Dissenter shared the email from Google about the removal of the Dissenter extension on Twitter and suggested that this removal combined with the recent removal of Dissenter from the Firefox extensions gallery could be a form of collusion because Chrome and Firefox have 75% of web browser market share.
Here’s the full email text from Google explaining why Dissenter was removed from the store:
Your Google Chrome item, “Dissenter Extension” with ID: gdmekeodmghijamlkjcfpigdcdmcllbo did not comply with our policies and was removed from the Google Chrome Web Store. Your item did not comply with our policies, including the policies related to threatening, harassment, or bullying of others and hate speech:
Violent or Bullying Behavior:
Depictions of gratuitous violence are not allowed. Apps should not contain materials that threaten, harass, or bully other users.

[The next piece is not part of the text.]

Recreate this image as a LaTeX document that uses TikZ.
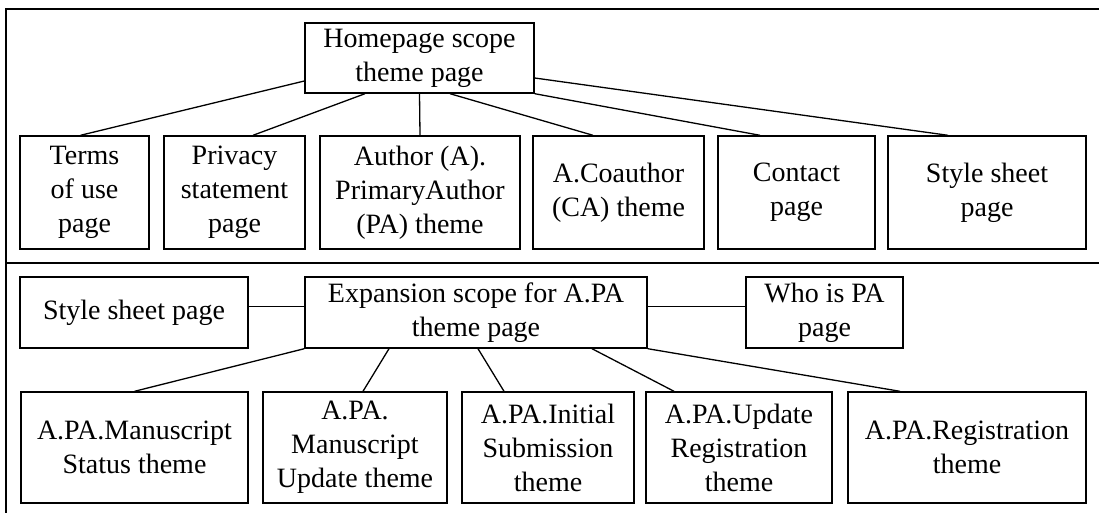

To protect our users, we’ll take additional action against developers who repeatedly or egregiously violate our policies, including suspending their access to the Chrome Web Store or terminating their Google account. If you have additional questions regarding this policy violation, please reply to this email. Please note that you may not receive an immediate reply.
Dissenter added that both Google and Mozilla have provided zero examples of any violations of their terms and haven’t given Dissenter the opportunity to take action against any potentially violative content.
Both companies have pointed to general violations around threatening behavior, harassment, bullying, and hate speech. Mozilla also says that it received “abuse reports” about the Dissenter extension from its users.
Dissenter champions free speech and uses the First Amendment of the United States Constitution as its standard for moderating content, with all legal speech being protected. It’s unlikely anyone who truly supports free speech is going to download the free speech Dissenter extension and then file an “abuse report” to Google or Mozilla based on the content they see. It could be the case that these “abuse reports” were part of an orchestrated campaign to have Dissenter removed from Google and Mozilla’s web extension stores.
According to SimilarWeb stats, the Google Chrome Web Store gets over 300 million visits per month and the Firefox extensions gallery gets more than 37 million visits each month.
Additionally, most users of these browsers are familiar with the simplified one-click installation process for browser extensions that are added through either the Google Chrome Web Store or Firefox extensions gallery. They may not be comfortable with the extended manual installation process that’s now required since Dissenter is no longer available in these web extension stores. This could result in some users deciding not to install Dissenter.
If you still want to use the Dissenter extension in Chrome, you can still install it manually by following the instructions on Dissenter’s download page.